AIM OF THE TASK:
Output nothing but the lines from the one with "What Plotly code" through the one with "3.350, 3.375, 3.400, 3.425, 3.450]", including both. Leave the pictures out of the copy.

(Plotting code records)

━━━━━━

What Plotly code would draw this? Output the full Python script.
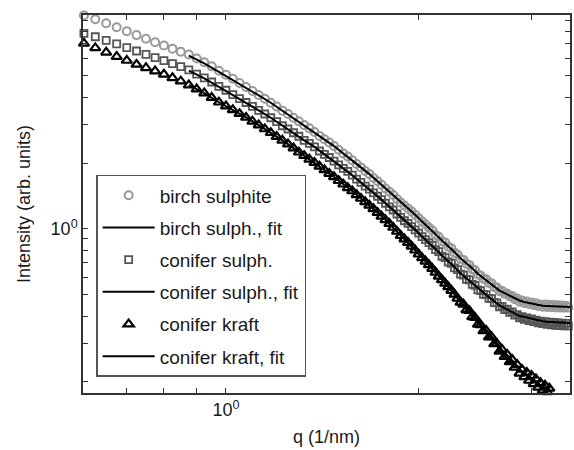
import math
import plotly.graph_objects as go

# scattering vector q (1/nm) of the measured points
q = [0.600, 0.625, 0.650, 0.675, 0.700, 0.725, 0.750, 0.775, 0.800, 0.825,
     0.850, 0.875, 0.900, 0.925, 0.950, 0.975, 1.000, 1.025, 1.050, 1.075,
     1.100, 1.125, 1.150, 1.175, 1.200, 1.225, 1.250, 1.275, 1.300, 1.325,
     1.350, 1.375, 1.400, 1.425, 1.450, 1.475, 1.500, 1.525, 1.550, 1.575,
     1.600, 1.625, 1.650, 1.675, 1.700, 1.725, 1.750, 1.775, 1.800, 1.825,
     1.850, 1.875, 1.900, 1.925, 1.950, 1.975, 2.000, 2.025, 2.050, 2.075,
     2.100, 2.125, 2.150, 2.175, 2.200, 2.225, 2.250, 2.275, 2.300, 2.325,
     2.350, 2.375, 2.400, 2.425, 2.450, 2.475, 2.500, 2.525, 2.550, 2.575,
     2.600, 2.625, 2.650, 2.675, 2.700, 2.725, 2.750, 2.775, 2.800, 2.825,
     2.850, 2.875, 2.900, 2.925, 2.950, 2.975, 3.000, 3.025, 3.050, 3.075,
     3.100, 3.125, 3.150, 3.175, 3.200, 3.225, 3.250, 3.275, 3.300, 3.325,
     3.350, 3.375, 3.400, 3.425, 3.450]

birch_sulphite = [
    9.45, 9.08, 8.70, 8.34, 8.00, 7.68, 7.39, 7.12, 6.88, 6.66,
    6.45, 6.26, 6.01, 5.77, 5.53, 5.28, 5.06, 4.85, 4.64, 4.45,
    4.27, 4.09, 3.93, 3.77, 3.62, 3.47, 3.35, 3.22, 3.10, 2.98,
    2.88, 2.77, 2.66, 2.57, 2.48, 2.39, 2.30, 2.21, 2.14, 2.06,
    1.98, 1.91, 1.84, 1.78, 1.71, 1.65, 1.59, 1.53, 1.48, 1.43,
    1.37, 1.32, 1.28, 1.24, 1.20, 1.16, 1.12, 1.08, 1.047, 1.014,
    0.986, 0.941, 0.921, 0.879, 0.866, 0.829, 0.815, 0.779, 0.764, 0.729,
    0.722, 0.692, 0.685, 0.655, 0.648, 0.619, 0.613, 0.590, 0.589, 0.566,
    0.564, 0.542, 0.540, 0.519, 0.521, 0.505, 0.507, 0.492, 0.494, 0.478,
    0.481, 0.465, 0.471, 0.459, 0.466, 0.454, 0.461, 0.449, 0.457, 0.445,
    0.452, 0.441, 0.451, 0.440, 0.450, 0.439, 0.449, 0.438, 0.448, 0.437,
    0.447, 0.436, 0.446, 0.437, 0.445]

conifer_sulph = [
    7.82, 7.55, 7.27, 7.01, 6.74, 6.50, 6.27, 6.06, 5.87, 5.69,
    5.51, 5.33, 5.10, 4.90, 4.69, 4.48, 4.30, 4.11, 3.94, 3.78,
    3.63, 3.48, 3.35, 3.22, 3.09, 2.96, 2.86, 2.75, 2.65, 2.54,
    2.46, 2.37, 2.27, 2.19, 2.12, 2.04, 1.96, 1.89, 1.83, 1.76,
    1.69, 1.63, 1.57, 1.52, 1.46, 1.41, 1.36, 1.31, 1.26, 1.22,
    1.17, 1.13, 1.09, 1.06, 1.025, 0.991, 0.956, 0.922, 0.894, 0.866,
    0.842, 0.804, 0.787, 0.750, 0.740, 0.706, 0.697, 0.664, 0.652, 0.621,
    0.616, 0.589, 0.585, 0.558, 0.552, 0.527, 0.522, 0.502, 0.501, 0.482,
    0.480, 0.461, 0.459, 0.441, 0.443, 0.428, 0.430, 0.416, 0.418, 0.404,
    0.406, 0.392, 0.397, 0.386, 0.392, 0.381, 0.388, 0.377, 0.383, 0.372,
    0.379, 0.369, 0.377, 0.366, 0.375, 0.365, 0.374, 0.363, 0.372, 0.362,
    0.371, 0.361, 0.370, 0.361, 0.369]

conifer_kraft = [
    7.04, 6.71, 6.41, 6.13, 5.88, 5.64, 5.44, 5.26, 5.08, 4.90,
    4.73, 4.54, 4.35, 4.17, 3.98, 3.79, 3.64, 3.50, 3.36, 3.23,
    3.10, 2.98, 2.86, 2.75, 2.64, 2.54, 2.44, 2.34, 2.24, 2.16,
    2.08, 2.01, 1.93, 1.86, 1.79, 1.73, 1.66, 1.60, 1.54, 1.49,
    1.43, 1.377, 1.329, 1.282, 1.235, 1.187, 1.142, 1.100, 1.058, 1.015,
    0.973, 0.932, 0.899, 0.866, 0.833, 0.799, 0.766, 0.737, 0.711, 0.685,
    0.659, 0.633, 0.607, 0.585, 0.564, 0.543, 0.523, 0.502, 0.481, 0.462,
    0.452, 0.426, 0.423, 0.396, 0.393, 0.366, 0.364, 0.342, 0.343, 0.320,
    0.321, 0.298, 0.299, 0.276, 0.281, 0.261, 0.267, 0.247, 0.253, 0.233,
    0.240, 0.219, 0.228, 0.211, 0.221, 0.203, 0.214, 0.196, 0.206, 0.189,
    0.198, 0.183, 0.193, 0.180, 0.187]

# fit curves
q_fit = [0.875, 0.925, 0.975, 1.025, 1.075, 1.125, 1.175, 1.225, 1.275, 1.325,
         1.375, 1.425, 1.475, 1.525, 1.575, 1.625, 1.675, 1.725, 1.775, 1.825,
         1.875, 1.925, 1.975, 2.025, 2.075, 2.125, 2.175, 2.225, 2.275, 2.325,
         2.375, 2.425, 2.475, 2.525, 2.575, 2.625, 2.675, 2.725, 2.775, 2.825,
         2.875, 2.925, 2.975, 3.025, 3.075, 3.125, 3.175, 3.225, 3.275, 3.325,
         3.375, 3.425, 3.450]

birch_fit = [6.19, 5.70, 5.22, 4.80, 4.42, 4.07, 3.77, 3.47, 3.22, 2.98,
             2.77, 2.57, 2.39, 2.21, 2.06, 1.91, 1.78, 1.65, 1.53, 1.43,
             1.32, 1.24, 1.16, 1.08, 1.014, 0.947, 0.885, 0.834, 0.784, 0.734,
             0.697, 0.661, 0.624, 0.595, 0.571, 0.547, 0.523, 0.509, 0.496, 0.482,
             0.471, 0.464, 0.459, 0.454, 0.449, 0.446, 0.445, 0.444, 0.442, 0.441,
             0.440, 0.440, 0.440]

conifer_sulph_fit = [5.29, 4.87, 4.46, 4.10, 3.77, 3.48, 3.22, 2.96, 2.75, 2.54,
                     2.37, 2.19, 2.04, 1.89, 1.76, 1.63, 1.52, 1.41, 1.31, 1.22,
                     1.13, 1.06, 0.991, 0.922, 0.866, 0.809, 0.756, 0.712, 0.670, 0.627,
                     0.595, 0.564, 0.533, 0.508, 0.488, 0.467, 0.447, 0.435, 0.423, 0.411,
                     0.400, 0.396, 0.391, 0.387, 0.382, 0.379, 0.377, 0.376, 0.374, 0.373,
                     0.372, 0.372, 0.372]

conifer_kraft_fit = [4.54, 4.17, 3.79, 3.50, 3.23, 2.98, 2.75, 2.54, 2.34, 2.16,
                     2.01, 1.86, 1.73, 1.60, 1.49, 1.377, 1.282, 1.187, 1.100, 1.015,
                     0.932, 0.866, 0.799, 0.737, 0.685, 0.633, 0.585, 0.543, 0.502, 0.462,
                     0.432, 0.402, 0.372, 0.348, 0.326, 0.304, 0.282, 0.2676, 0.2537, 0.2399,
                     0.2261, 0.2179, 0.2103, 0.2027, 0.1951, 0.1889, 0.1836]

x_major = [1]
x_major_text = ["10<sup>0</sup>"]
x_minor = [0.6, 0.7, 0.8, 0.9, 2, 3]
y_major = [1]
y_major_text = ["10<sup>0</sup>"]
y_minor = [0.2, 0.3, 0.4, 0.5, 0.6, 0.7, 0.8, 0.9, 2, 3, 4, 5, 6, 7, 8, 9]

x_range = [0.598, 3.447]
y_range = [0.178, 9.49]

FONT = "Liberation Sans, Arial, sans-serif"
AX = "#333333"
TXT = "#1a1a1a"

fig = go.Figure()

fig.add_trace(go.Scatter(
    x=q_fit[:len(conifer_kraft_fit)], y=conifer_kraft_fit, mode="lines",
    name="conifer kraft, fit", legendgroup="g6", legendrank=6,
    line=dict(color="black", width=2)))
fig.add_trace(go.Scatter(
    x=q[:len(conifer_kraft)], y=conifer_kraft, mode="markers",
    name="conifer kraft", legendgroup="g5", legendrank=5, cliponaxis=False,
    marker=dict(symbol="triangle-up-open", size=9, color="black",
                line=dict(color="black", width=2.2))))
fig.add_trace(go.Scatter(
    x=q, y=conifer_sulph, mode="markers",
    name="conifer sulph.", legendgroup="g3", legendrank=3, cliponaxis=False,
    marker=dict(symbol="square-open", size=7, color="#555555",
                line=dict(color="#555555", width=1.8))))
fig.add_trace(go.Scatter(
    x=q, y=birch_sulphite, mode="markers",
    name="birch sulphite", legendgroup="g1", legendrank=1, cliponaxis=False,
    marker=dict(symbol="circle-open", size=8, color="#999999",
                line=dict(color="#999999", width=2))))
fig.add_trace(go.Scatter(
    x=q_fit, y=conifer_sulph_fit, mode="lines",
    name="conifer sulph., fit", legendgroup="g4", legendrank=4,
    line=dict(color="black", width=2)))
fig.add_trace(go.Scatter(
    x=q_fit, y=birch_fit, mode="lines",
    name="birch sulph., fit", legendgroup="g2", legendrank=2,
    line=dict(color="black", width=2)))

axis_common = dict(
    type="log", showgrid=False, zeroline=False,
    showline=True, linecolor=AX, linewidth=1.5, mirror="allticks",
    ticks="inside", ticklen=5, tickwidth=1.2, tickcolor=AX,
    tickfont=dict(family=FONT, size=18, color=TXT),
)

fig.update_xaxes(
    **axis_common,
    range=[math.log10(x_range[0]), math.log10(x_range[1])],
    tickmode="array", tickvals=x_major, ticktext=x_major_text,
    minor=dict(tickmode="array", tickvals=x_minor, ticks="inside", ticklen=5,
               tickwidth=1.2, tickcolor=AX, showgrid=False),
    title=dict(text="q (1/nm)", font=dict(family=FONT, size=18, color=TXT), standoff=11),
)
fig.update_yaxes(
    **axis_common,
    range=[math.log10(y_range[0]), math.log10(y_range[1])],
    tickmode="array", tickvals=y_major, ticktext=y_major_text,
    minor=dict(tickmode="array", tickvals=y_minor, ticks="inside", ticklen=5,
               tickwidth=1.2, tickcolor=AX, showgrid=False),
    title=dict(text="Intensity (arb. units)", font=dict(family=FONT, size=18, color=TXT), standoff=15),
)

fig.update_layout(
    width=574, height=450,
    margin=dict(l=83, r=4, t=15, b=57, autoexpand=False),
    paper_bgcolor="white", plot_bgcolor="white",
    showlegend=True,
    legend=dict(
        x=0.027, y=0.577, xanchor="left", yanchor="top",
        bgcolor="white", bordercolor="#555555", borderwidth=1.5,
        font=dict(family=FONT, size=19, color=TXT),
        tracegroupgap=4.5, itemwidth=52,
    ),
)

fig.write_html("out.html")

━━━━━━

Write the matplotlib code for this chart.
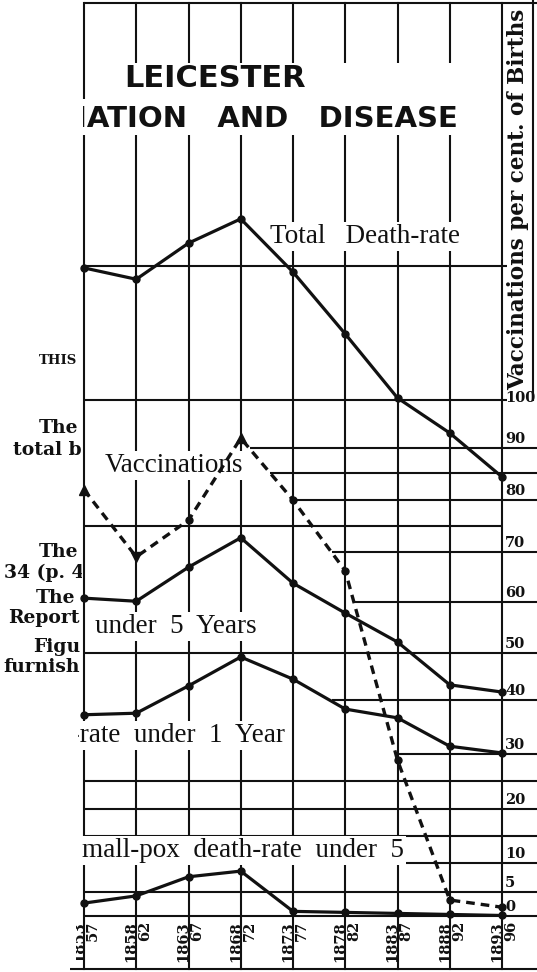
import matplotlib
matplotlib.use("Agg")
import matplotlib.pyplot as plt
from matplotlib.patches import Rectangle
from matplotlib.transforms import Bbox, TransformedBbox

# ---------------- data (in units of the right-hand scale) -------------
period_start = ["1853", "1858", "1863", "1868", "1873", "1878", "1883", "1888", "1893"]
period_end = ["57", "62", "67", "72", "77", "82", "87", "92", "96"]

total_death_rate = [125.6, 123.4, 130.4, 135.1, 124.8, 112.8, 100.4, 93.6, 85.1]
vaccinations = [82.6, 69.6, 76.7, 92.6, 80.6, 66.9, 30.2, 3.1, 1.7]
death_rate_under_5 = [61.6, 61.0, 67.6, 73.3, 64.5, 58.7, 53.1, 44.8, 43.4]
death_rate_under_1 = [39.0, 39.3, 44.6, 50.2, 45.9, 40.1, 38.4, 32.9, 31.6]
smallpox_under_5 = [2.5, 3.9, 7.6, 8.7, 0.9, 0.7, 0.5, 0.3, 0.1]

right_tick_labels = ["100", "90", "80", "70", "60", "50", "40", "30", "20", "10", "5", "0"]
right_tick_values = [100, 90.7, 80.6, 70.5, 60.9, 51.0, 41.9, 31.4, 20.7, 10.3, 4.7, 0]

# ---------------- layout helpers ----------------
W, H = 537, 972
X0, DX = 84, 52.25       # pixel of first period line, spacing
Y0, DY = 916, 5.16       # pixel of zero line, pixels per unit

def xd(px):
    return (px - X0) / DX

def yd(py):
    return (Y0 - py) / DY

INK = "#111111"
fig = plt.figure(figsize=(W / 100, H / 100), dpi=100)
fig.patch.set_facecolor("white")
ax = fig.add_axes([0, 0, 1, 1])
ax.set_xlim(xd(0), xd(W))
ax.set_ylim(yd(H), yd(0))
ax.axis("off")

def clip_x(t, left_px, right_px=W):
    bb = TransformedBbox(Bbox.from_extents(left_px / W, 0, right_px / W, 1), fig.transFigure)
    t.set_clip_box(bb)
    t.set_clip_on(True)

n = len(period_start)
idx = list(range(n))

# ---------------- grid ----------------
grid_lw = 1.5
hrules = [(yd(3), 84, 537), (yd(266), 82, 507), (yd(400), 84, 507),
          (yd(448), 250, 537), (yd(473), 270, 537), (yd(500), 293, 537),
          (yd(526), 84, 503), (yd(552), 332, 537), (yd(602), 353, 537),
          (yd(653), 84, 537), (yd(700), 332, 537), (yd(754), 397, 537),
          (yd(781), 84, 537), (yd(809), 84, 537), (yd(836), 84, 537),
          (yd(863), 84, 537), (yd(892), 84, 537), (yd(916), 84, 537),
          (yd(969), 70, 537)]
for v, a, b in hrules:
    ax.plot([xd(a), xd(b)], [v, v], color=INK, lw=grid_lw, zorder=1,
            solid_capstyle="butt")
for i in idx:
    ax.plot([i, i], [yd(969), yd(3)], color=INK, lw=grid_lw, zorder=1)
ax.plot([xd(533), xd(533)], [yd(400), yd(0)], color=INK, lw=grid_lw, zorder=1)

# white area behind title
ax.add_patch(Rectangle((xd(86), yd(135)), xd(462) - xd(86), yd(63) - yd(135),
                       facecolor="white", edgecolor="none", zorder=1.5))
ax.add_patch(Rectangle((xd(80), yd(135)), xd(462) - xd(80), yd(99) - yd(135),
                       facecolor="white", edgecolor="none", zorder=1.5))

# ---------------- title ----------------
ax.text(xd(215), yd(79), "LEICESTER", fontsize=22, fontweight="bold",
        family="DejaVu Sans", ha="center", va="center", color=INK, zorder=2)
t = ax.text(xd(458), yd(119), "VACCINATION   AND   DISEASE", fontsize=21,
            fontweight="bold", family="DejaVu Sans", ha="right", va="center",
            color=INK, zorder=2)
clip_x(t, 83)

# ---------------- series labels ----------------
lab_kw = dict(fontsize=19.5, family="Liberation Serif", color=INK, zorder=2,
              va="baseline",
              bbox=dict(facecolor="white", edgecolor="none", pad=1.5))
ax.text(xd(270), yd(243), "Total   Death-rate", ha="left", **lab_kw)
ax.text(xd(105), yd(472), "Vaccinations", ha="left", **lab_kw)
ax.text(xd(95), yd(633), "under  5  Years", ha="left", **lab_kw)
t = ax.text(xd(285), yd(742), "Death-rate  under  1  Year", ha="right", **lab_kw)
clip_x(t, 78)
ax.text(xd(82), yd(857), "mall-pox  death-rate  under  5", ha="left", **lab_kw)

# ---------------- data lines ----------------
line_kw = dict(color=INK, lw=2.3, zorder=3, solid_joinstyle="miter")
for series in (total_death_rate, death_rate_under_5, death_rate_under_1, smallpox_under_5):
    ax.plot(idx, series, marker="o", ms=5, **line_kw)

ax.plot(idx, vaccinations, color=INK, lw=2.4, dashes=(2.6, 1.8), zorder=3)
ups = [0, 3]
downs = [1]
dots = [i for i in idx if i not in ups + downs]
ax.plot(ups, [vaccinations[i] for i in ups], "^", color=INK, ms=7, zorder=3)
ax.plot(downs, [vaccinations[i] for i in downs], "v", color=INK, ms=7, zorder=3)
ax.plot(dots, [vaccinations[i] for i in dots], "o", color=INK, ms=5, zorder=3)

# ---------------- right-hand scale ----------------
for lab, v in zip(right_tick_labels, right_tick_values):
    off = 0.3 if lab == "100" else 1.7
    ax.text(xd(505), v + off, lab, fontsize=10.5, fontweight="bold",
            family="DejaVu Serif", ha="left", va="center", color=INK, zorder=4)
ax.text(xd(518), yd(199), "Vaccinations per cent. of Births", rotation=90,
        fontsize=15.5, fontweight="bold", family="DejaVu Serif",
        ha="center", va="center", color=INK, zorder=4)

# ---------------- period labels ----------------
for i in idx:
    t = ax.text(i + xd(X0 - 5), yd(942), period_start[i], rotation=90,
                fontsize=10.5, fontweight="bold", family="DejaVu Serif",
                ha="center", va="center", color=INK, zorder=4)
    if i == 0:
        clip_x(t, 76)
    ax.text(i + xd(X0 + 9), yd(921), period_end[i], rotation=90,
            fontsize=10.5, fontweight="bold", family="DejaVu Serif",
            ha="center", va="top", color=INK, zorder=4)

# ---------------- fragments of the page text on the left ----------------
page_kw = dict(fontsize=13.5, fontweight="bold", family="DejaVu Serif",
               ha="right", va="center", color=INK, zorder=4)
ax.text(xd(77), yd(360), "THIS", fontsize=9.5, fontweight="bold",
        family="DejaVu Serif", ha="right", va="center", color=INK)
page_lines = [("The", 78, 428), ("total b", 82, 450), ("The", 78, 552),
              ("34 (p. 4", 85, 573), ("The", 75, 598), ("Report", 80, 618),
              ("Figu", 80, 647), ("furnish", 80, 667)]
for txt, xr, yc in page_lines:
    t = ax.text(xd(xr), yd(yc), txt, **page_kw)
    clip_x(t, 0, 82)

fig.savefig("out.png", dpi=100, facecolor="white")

━━━━━━

RESULT FOR THIS EXERCISE:
What Plotly code would draw this? Output the full Python script.
import math
import plotly.graph_objects as go

# scattering vector q (1/nm) of the measured points
q = [0.600, 0.625, 0.650, 0.675, 0.700, 0.725, 0.750, 0.775, 0.800, 0.825,
     0.850, 0.875, 0.900, 0.925, 0.950, 0.975, 1.000, 1.025, 1.050, 1.075,
     1.100, 1.125, 1.150, 1.175, 1.200, 1.225, 1.250, 1.275, 1.300, 1.325,
     1.350, 1.375, 1.400, 1.425, 1.450, 1.475, 1.500, 1.525, 1.550, 1.575,
     1.600, 1.625, 1.650, 1.675, 1.700, 1.725, 1.750, 1.775, 1.800, 1.825,
     1.850, 1.875, 1.900, 1.925, 1.950, 1.975, 2.000, 2.025, 2.050, 2.075,
     2.100, 2.125, 2.150, 2.175, 2.200, 2.225, 2.250, 2.275, 2.300, 2.325,
     2.350, 2.375, 2.400, 2.425, 2.450, 2.475, 2.500, 2.525, 2.550, 2.575,
     2.600, 2.625, 2.650, 2.675, 2.700, 2.725, 2.750, 2.775, 2.800, 2.825,
     2.850, 2.875, 2.900, 2.925, 2.950, 2.975, 3.000, 3.025, 3.050, 3.075,
     3.100, 3.125, 3.150, 3.175, 3.200, 3.225, 3.250, 3.275, 3.300, 3.325,
     3.350, 3.375, 3.400, 3.425, 3.450]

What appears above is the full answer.